Data:
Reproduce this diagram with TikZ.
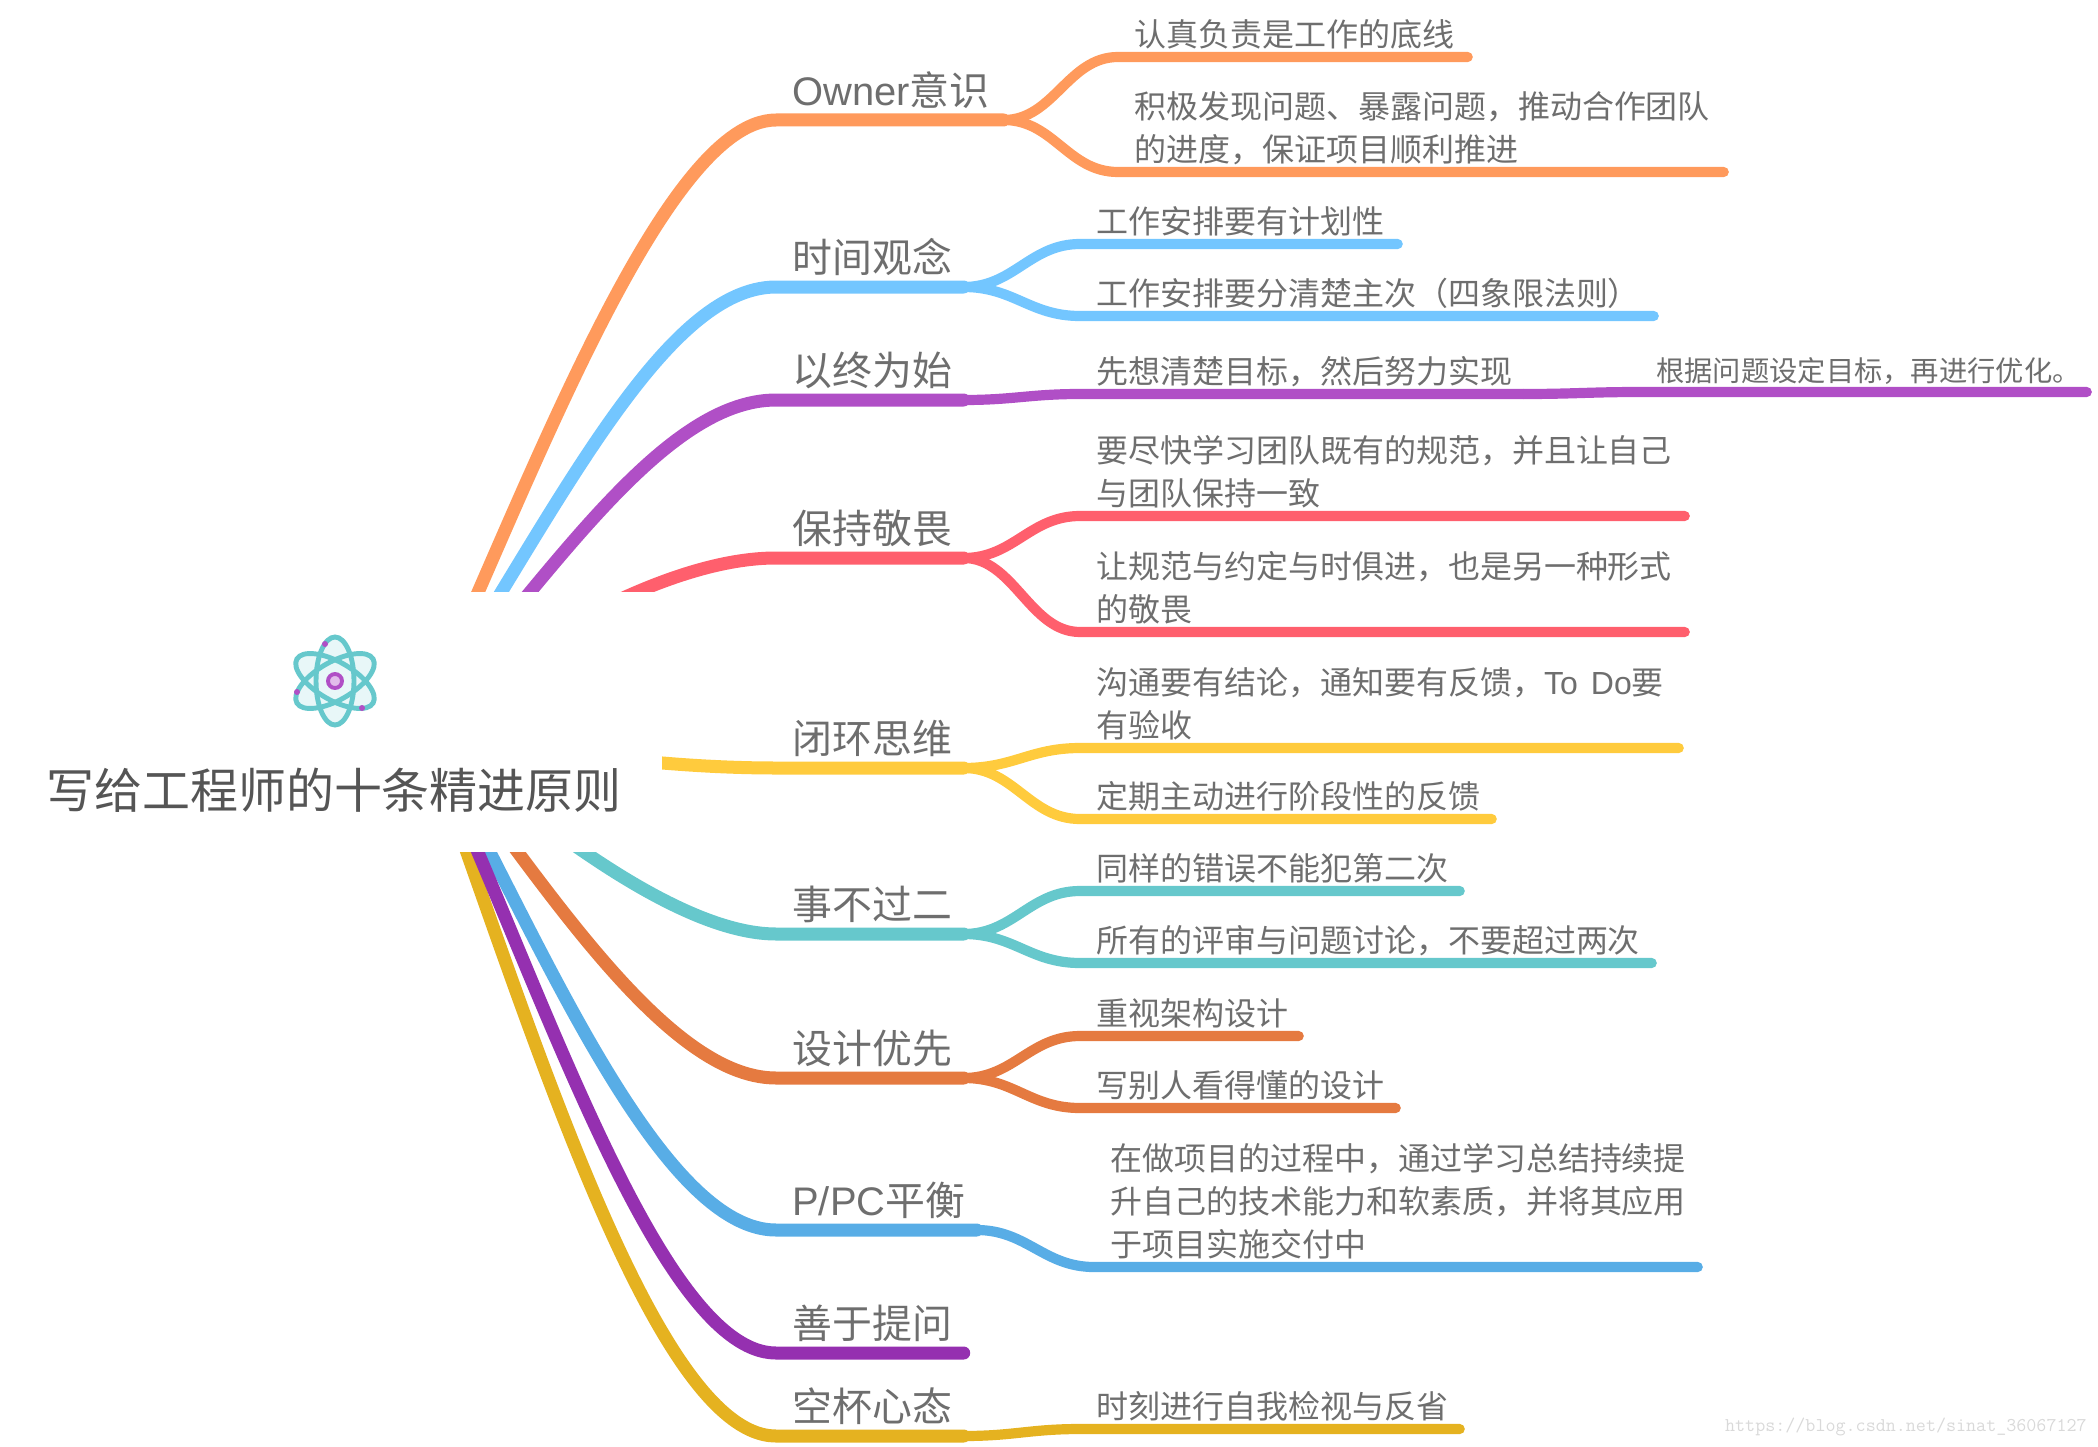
\documentclass[tikz,border=0pt]{standalone}
\usepackage{fontspec}
\usepackage{xcolor}
\usepackage{tikz}
\setmainfont{Noto Sans CJK SC}
\newfontfamily\lat{Liberation Sans}

\definecolor{cOrange}{HTML}{FF9A5C}
\definecolor{cSky}{HTML}{73C6FF}
\definecolor{cViolet}{HTML}{B04FC6}
\definecolor{cRed}{HTML}{FF5F6D}
\definecolor{cYellow}{HTML}{FFCB3D}
\definecolor{cTeal}{HTML}{66C8CC}
\definecolor{cRust}{HTML}{E57A40}
\definecolor{cBlue}{HTML}{58ADE6}
\definecolor{cPurple}{HTML}{9530B0}
\definecolor{cGold}{HTML}{E5B220}
\definecolor{cText}{HTML}{6E6E6E}
\definecolor{cTitle}{HTML}{555555}
\definecolor{cPale}{HTML}{E8F7F8}
\definecolor{cPaleV}{HTML}{E2BCEB}

\tikzset{
	lbl/.style={anchor=south west,align=left,inner xsep=9.1pt,text depth=0pt,text=cText},
	mainlbl/.style={lbl,inner ysep=7.9pt,font=\fontsize{22.7}{28}\selectfont,text width={#1*0.5692pt-18.2pt}},
	leaflbl/.style={lbl,inner ysep=5.6pt,font=\fontsize{18.2}{24.5}\selectfont,text width={#1*0.5692pt-18.2pt}},
	sublbl/.style={lbl,inner ysep=6pt,font=\fontsize{16.1}{20}\selectfont,text width={#1*0.5692pt-18.2pt}},
	twolines/.style={text depth=24.5pt},
	threelines/.style={text depth=49pt},
	mainline/.style={line width=7.4pt,line cap=round},
	leafline/.style={line width=5.8pt,line cap=round},
	orbit/.style={line width=2.8pt,draw=cTeal}
}

\begin{document}
\begin{tikzpicture}[x=0.02cm,y=-0.02cm]
	\useasboundingbox (0,0) rectangle (2098,1446);
	\coordinate (hub) at (420,722);

	\node[mainlbl=227] (owner) at (776,120) {{\lat Owner}意识};
	\node[leaflbl=349] (owner1) at (1118,57) {认真负责是工作的底线};
	\node[leaflbl=605,twolines] (owner2) at (1118,172) {积极发现问题、暴露问题，推动合作团队\\的进度，保证项目顺利推进};
	\draw[mainline,cOrange] (hub) .. controls (520,510) and (660,120) .. (owner.south west) -- (owner.south east);
	\draw[leafline,cOrange] (owner.south east) .. controls +(50,0) and +(-50,0) .. (owner1.south west) -- (owner1.south east);
	\draw[leafline,cOrange] (owner.south east) .. controls +(50,0) and +(-50,0) .. (owner2.south west) -- (owner2.south east);

	\node[mainlbl=187] (time) at (776,287) {时间观念};
	\node[leaflbl=317] (time1) at (1080,244) {工作安排要有计划性};
	\node[leaflbl=573] (time2) at (1080,316) {工作安排要分清楚主次（四象限法则）};
	\draw[mainline,cSky] (hub) .. controls (550,525) and (660,287) .. (time.south west) -- (time.south east);
	\draw[leafline,cSky] (time.south east) .. controls +(50,0) and +(-50,0) .. (time1.south west) -- (time1.south east);
	\draw[leafline,cSky] (time.south east) .. controls +(50,0) and +(-50,0) .. (time2.south west) -- (time2.south east);

	\node[mainlbl=187] (goal) at (776,400) {以终为始};
	\node[leaflbl=443] (goal1) at (1080,394) {先想清楚目标，然后努力实现};
	\node[sublbl=446] (goal2) at (1640,392) {根据问题设定目标，再进行优化。};
	\draw[mainline,cViolet] (hub) .. controls (545,585) and (660,400) .. (goal.south west) -- (goal.south east);
	\draw[leafline,cViolet] (goal.south east) .. controls +(50,0) and +(-50,0) .. (goal1.south west) -- (goal1.south east);
	\draw[leafline,cViolet] (goal1.south east) .. controls +(50,0) and +(-50,0) .. (goal2.south west) -- (goal2.south east);

	\node[mainlbl=187] (awe) at (776,558) {保持敬畏};
	\node[leaflbl=604,twolines] (awe1) at (1080,516) {要尽快学习团队既有的规范，并且让自己\\与团队保持一致};
	\node[leaflbl=604,twolines] (awe2) at (1080,632) {让规范与约定与时俱进，也是另一种形式\\的敬畏};
	\draw[mainline,cRed] (hub) .. controls (530,640) and (670,558) .. (awe.south west) -- (awe.south east);
	\draw[leafline,cRed] (awe.south east) .. controls +(50,0) and +(-50,0) .. (awe1.south west) -- (awe1.south east);
	\draw[leafline,cRed] (awe.south east) .. controls +(50,0) and +(-50,0) .. (awe2.south west) -- (awe2.south east);

	\node[mainlbl=187] (loop) at (776,768) {闭环思维};
	\node[leaflbl=598,twolines] (loop1) at (1080,748) {沟通要有结论，通知要有反馈，\mbox{\lat To\hspace{7.5pt}Do}要\\有验收};
	\node[leaflbl=411] (loop2) at (1080,819) {定期主动进行阶段性的反馈};
	\draw[mainline,cYellow] (hub) .. controls (520,750) and (660,768) .. (loop.south west) -- (loop.south east);
	\draw[leafline,cYellow] (loop.south east) .. controls +(50,0) and +(-50,0) .. (loop1.south west) -- (loop1.south east);
	\draw[leafline,cYellow] (loop.south east) .. controls +(50,0) and +(-50,0) .. (loop2.south west) -- (loop2.south east);

	\node[mainlbl=187] (twice) at (776,934) {事不过二};
	\node[leaflbl=379] (twice1) at (1080,891) {同样的错误不能犯第二次};
	\node[leaflbl=571] (twice2) at (1080,963) {所有的评审与问题讨论，不要超过两次};
	\draw[mainline,cTeal] (hub) .. controls (510,800) and (670,934) .. (twice.south west) -- (twice.south east);
	\draw[leafline,cTeal] (twice.south east) .. controls +(50,0) and +(-50,0) .. (twice1.south west) -- (twice1.south east);
	\draw[leafline,cTeal] (twice.south east) .. controls +(50,0) and +(-50,0) .. (twice2.south west) -- (twice2.south east);

	\node[mainlbl=187] (design) at (776,1078) {设计优先};
	\node[leaflbl=218] (design1) at (1080,1036) {重视架构设计};
	\node[leaflbl=315] (design2) at (1080,1108) {写别人看得懂的设计};
	\draw[mainline,cRust] (hub) .. controls (530,860) and (660,1078) .. (design.south west) -- (design.south east);
	\draw[leafline,cRust] (design.south east) .. controls +(50,0) and +(-50,0) .. (design1.south west) -- (design1.south east);
	\draw[leafline,cRust] (design.south east) .. controls +(50,0) and +(-50,0) .. (design2.south west) -- (design2.south east);

	\node[mainlbl=200] (ppc) at (776,1230) {{\lat P/PC}平衡};
	\node[leaflbl=603,threelines] (ppc1) at (1094,1267) {在做项目的过程中，通过学习总结持续提\\升自己的技术能力和软素质，并将其应用\\于项目实施交付中};
	\draw[mainline,cBlue] (hub) .. controls (520,890) and (650,1230) .. (ppc.south west) -- (ppc.south east);
	\draw[leafline,cBlue] (ppc.south east) .. controls +(50,0) and +(-50,0) .. (ppc1.south west) -- (ppc1.south east);

	\node[mainlbl=187] (empty) at (776,1436) {空杯心态};
	\node[leaflbl=379] (empty1) at (1080,1429) {时刻进行自我检视与反省};
	\draw[mainline,cGold] (hub) .. controls (520,990) and (650,1436) .. (empty.south west) -- (empty.south east);
	\draw[leafline,cGold] (empty.south east) .. controls +(50,0) and +(-50,0) .. (empty1.south west) -- (empty1.south east);

	\node[mainlbl=187] (ask) at (776,1353) {善于提问};
	\draw[mainline,cPurple] (hub) .. controls (530,950) and (655,1353) .. (ask.south west) -- (ask.south east);

	% white patch in the middle
	\node[fill=white,minimum width=371pt,minimum height=148pt,inner sep=0pt] (root) at (336,722) {};
	\node[text=cTitle,font=\fontsize{27.3}{32}\selectfont,inner sep=0pt] (title) at (334,790) {写给工程师的十条精进原则};

	% atom icon
	\foreach \a in {0,60,-60}
		\fill[cPale,rotate around={\a:(335,681)}] (335,681) ellipse (19 and 44);
	\foreach \a in {0,60,-60}
		\draw[orbit,rotate around={\a:(335,681)}] (335,681) ellipse (19 and 44);
	\draw[line width=2.2pt,draw=cViolet,fill=cPaleV] (335,681) circle (7);
	\fill[cViolet] (325,644) circle (3);
	\fill[cViolet] (297,692) circle (3);
	\fill[cViolet] (362,708) circle (3);

	\node[anchor=east,inner sep=0pt,text=black!15,font=\ttfamily\fontsize{11.1}{14}\selectfont] (mark) at (2087,1427) {https://blog.csdn.net/sinat\_36067127};
\end{tikzpicture}
\end{document}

Required task:
Only the lines from the top of the data through the line with "(hub) at (420,722);" should be quoted, exactly and with both ends kept; skip the pictures.

Finished task:
Reproduce this diagram with TikZ.
\documentclass[tikz,border=0pt]{standalone}
\usepackage{fontspec}
\usepackage{xcolor}
\usepackage{tikz}
\setmainfont{Noto Sans CJK SC}
\newfontfamily\lat{Liberation Sans}

\definecolor{cOrange}{HTML}{FF9A5C}
\definecolor{cSky}{HTML}{73C6FF}
\definecolor{cViolet}{HTML}{B04FC6}
\definecolor{cRed}{HTML}{FF5F6D}
\definecolor{cYellow}{HTML}{FFCB3D}
\definecolor{cTeal}{HTML}{66C8CC}
\definecolor{cRust}{HTML}{E57A40}
\definecolor{cBlue}{HTML}{58ADE6}
\definecolor{cPurple}{HTML}{9530B0}
\definecolor{cGold}{HTML}{E5B220}
\definecolor{cText}{HTML}{6E6E6E}
\definecolor{cTitle}{HTML}{555555}
\definecolor{cPale}{HTML}{E8F7F8}
\definecolor{cPaleV}{HTML}{E2BCEB}

\tikzset{
	lbl/.style={anchor=south west,align=left,inner xsep=9.1pt,text depth=0pt,text=cText},
	mainlbl/.style={lbl,inner ysep=7.9pt,font=\fontsize{22.7}{28}\selectfont,text width={#1*0.5692pt-18.2pt}},
	leaflbl/.style={lbl,inner ysep=5.6pt,font=\fontsize{18.2}{24.5}\selectfont,text width={#1*0.5692pt-18.2pt}},
	sublbl/.style={lbl,inner ysep=6pt,font=\fontsize{16.1}{20}\selectfont,text width={#1*0.5692pt-18.2pt}},
	twolines/.style={text depth=24.5pt},
	threelines/.style={text depth=49pt},
	mainline/.style={line width=7.4pt,line cap=round},
	leafline/.style={line width=5.8pt,line cap=round},
	orbit/.style={line width=2.8pt,draw=cTeal}
}

\begin{document}
\begin{tikzpicture}[x=0.02cm,y=-0.02cm]
	\useasboundingbox (0,0) rectangle (2098,1446);
	\coordinate (hub) at (420,722);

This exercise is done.